_WHAT IS REQUIRED_
Your task is to retype the lines from the opening of the material through the line that includes "1700, 1800, 1900, 2000, 2100, 2200, 2300, 2400, 2500]". Do not copy the pictures.

○ ○ ○ ○ ○

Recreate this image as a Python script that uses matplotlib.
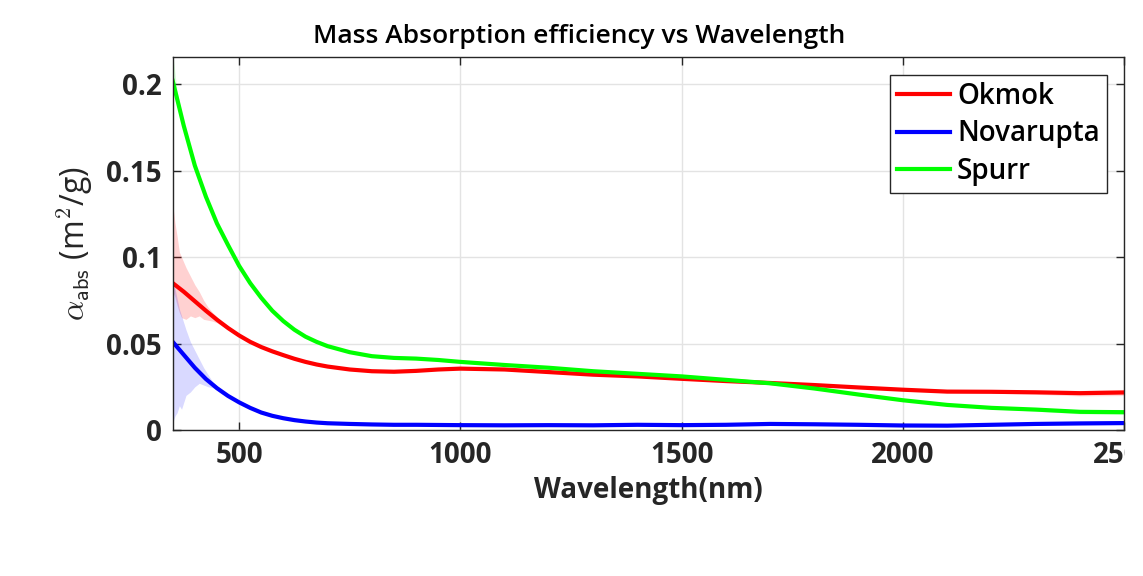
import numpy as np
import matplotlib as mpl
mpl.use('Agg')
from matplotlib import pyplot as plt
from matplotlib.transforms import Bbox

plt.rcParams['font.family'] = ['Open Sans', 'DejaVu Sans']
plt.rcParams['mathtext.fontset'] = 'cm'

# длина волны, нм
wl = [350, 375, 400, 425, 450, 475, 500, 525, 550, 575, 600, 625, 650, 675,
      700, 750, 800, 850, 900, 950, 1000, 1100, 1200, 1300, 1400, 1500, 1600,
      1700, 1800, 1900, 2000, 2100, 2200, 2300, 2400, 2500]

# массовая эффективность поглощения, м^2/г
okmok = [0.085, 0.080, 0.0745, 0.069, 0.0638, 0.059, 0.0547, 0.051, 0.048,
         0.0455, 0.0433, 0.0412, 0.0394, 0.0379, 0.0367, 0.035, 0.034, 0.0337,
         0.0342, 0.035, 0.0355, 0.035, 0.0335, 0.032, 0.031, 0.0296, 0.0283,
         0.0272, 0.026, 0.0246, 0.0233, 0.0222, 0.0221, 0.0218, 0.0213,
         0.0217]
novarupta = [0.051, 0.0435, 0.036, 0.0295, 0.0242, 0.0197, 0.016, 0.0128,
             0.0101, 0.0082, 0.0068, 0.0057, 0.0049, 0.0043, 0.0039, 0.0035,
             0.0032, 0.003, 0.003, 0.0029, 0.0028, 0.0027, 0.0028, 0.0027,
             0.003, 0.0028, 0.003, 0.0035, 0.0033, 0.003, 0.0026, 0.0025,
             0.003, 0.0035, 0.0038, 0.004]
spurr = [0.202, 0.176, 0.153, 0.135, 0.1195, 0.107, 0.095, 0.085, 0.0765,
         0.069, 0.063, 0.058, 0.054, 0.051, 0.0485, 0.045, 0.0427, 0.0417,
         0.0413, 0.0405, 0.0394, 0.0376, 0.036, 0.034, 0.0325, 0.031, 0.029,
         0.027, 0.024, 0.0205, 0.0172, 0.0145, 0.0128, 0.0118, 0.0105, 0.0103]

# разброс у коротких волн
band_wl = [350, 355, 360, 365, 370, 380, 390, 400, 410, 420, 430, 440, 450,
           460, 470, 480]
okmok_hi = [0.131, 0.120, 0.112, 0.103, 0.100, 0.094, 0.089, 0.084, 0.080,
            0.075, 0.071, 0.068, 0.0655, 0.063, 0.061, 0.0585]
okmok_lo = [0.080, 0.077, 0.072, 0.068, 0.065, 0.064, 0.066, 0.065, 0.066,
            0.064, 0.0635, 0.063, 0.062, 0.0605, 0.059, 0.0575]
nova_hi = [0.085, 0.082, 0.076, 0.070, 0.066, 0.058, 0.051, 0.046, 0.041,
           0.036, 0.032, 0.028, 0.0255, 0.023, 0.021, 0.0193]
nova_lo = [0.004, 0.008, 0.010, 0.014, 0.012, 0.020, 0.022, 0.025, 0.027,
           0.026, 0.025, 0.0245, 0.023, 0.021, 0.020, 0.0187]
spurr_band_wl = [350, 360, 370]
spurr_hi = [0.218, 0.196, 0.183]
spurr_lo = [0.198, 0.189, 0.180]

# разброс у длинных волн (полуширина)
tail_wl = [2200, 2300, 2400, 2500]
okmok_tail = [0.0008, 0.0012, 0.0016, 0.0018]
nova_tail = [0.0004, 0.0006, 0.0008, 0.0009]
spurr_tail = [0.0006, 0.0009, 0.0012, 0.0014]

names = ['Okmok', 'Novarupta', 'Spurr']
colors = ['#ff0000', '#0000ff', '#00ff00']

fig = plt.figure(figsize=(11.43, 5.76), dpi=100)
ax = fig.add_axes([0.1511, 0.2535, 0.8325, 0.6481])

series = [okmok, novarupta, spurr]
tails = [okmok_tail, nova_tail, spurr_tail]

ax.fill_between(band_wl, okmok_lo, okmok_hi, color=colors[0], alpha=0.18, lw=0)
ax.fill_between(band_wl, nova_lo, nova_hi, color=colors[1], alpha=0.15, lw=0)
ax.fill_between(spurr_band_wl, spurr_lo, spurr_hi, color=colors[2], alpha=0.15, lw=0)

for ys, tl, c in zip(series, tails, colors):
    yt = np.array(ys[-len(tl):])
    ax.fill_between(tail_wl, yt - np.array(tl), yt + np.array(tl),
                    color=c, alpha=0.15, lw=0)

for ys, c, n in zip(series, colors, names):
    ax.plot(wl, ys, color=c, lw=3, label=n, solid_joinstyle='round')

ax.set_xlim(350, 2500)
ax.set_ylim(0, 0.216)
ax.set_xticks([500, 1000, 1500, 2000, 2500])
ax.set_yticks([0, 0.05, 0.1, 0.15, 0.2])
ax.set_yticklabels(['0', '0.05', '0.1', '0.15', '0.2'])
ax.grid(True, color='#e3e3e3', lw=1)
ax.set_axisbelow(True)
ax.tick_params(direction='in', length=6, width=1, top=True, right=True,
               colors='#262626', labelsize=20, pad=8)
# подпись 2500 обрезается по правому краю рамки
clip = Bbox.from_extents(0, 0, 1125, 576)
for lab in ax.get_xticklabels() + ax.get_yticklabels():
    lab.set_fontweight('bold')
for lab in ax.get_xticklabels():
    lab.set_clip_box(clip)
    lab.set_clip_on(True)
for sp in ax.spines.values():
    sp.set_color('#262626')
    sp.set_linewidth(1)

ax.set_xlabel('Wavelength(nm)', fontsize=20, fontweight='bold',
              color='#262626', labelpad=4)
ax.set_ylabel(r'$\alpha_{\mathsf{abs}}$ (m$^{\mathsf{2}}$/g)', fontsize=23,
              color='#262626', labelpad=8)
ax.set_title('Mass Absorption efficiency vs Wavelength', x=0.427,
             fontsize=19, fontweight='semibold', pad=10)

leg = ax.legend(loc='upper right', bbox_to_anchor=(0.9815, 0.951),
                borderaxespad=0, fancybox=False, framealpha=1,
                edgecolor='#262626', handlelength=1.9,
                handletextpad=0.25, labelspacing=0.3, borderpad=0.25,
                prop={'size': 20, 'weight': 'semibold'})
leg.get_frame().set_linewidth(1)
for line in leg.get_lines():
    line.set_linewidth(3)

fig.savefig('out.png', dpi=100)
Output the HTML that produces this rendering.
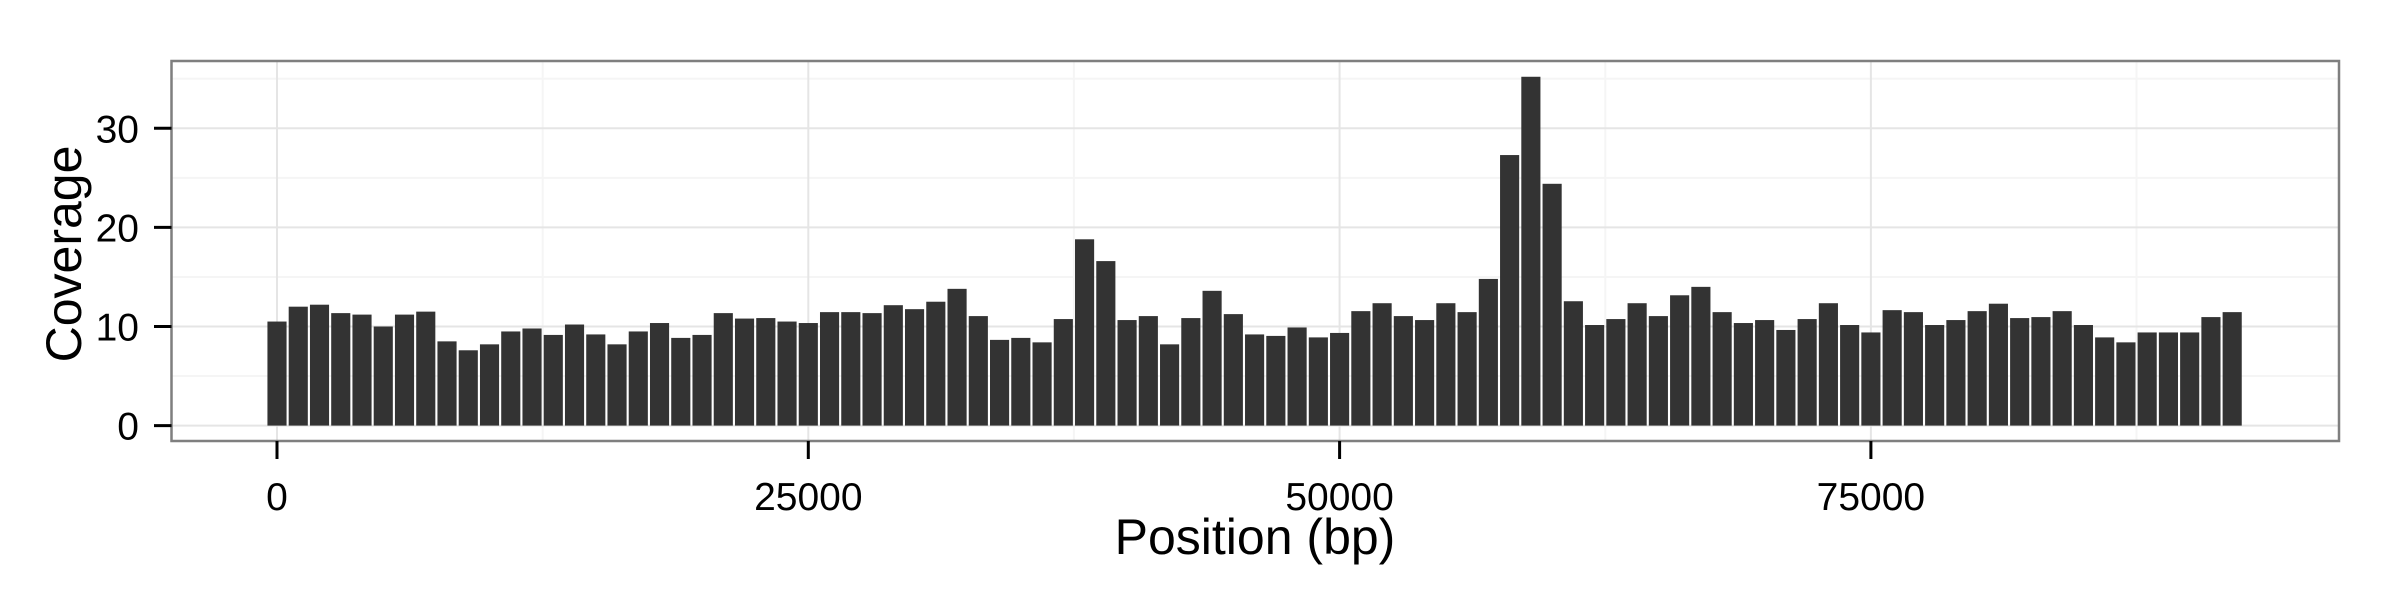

○ ○ ○ ○ ○

_RESULT FOR THIS EXERCISE_
Recreate this image as a Python script that uses matplotlib.
import numpy as np
import matplotlib as mpl
mpl.use('Agg')
from matplotlib import pyplot as plt
from matplotlib.transforms import Bbox

plt.rcParams['font.family'] = ['Open Sans', 'DejaVu Sans']
plt.rcParams['mathtext.fontset'] = 'cm'

# длина волны, нм
wl = [350, 375, 400, 425, 450, 475, 500, 525, 550, 575, 600, 625, 650, 675,
      700, 750, 800, 850, 900, 950, 1000, 1100, 1200, 1300, 1400, 1500, 1600,
      1700, 1800, 1900, 2000, 2100, 2200, 2300, 2400, 2500]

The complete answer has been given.